# DIRECTION
Extract only the first line of the listing and every line after it up to and including the one with "0.01094, 0.0097, 0.0081];". Omit the pictures.
— begin SUPPLIED MATERIAL —
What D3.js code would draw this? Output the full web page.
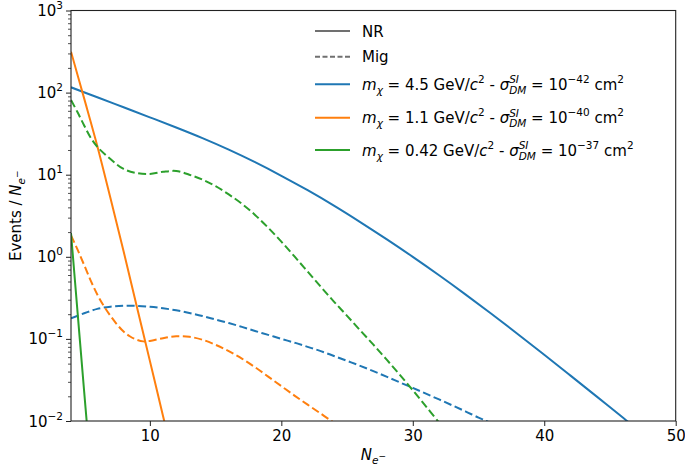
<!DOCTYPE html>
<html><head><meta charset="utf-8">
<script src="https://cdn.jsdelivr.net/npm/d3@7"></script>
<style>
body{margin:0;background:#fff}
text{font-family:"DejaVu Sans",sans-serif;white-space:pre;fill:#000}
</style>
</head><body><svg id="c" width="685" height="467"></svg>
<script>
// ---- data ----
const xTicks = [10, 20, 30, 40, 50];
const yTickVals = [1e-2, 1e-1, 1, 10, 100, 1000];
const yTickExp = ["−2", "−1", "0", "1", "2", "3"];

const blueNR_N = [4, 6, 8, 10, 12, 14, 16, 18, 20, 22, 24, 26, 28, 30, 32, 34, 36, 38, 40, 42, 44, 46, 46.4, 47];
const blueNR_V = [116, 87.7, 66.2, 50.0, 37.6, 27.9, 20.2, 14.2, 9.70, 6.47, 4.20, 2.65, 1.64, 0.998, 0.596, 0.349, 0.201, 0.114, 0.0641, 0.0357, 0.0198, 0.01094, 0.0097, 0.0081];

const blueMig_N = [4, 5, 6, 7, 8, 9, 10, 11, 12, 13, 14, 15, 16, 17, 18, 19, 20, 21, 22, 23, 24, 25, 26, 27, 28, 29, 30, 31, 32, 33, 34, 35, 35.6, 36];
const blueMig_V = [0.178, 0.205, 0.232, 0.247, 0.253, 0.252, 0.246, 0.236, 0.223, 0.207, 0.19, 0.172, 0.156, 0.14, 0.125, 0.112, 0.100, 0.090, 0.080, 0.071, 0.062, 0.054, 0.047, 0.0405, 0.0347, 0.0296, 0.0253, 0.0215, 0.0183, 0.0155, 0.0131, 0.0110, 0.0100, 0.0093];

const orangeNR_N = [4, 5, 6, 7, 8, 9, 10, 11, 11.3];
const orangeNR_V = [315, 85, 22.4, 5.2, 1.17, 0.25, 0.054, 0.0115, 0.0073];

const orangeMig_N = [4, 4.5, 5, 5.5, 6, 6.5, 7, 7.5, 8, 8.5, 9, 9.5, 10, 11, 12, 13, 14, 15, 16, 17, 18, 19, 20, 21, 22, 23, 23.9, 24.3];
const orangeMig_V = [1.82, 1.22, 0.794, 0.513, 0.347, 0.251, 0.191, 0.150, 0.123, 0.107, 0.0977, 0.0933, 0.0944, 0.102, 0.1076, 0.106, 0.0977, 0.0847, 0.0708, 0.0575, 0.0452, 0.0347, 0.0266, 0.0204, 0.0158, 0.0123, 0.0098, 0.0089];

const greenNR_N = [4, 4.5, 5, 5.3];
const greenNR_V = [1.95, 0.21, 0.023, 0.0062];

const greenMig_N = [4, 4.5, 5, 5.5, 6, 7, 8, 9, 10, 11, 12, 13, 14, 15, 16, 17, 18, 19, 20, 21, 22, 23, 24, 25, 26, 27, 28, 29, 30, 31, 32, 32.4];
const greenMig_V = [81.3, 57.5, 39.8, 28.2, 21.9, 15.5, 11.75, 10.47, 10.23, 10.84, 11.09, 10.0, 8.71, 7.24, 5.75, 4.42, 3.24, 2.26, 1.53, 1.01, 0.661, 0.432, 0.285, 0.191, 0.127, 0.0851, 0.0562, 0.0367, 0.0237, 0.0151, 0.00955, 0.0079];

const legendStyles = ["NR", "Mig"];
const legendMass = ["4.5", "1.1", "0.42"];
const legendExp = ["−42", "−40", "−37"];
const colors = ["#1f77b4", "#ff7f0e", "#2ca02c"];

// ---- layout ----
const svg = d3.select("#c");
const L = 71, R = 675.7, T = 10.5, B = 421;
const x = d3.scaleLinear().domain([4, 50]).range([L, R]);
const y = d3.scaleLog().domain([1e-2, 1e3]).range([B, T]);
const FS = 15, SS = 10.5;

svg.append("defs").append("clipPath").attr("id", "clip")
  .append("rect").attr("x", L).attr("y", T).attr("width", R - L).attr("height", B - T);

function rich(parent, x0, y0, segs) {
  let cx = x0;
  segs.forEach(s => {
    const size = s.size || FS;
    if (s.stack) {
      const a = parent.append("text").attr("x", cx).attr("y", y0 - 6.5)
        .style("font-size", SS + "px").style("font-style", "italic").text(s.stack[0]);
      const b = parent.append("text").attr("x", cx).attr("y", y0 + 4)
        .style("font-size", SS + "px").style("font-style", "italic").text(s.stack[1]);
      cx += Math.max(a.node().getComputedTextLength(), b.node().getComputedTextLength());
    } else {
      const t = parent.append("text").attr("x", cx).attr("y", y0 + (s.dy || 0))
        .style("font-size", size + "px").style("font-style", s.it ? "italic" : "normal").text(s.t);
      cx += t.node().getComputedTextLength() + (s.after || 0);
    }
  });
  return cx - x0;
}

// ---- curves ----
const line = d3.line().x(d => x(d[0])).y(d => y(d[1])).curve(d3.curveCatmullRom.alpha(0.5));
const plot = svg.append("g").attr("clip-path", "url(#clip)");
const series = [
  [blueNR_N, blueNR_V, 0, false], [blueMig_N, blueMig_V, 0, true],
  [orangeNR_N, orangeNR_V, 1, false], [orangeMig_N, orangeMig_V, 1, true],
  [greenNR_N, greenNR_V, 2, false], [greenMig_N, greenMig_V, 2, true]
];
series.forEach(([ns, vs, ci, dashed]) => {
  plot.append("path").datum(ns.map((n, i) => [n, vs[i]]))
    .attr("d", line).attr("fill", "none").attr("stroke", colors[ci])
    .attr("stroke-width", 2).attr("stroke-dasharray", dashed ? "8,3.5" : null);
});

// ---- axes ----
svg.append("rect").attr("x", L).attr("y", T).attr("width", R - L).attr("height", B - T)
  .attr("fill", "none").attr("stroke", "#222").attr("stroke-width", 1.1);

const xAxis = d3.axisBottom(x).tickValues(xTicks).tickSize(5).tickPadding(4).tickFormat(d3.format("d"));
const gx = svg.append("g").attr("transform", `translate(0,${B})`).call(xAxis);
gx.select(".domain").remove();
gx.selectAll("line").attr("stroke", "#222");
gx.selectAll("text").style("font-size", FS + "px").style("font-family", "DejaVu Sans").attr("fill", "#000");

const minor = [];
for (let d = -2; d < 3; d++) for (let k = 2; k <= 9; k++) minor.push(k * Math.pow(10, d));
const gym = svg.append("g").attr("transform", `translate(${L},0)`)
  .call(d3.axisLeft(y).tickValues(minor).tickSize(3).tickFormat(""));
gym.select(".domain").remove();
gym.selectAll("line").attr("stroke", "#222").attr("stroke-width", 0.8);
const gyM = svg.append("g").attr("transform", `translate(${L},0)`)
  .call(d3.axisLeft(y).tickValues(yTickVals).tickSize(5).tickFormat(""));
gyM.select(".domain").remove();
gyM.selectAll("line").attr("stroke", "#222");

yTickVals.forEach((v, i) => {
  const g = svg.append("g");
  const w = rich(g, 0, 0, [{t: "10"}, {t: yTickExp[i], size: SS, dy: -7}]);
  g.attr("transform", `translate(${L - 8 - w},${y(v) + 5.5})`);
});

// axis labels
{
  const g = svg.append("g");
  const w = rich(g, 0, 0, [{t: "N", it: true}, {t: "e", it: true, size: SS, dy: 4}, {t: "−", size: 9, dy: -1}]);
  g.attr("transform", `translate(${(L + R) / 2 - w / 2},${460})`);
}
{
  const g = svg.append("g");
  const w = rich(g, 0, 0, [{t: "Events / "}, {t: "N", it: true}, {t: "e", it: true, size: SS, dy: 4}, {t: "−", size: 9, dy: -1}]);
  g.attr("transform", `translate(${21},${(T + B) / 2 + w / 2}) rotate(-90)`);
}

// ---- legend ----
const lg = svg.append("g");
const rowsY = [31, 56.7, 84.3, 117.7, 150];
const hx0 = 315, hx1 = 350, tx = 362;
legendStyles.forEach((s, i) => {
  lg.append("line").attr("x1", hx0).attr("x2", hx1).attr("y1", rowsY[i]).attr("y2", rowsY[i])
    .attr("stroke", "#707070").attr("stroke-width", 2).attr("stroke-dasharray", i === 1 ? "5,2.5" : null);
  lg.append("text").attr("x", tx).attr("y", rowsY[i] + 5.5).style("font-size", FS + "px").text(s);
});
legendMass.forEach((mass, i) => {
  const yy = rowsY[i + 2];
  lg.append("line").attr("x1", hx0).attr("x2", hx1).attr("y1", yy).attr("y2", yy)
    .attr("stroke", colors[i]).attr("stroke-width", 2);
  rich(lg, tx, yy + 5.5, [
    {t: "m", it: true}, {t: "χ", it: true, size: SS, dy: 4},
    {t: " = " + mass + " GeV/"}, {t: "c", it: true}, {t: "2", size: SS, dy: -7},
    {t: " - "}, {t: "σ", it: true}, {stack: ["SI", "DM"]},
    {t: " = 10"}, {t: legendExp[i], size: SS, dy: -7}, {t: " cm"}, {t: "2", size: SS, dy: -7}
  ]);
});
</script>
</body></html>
— end SUPPLIED MATERIAL —
# SOLUTION
What D3.js code would draw this? Output the full web page.
<!DOCTYPE html>
<html><head><meta charset="utf-8">
<script src="https://cdn.jsdelivr.net/npm/d3@7"></script>
<style>
body{margin:0;background:#fff}
text{font-family:"DejaVu Sans",sans-serif;white-space:pre;fill:#000}
</style>
</head><body><svg id="c" width="685" height="467"></svg>
<script>
// ---- data ----
const xTicks = [10, 20, 30, 40, 50];
const yTickVals = [1e-2, 1e-1, 1, 10, 100, 1000];
const yTickExp = ["−2", "−1", "0", "1", "2", "3"];

const blueNR_N = [4, 6, 8, 10, 12, 14, 16, 18, 20, 22, 24, 26, 28, 30, 32, 34, 36, 38, 40, 42, 44, 46, 46.4, 47];
const blueNR_V = [116, 87.7, 66.2, 50.0, 37.6, 27.9, 20.2, 14.2, 9.70, 6.47, 4.20, 2.65, 1.64, 0.998, 0.596, 0.349, 0.201, 0.114, 0.0641, 0.0357, 0.0198, 0.01094, 0.0097, 0.0081];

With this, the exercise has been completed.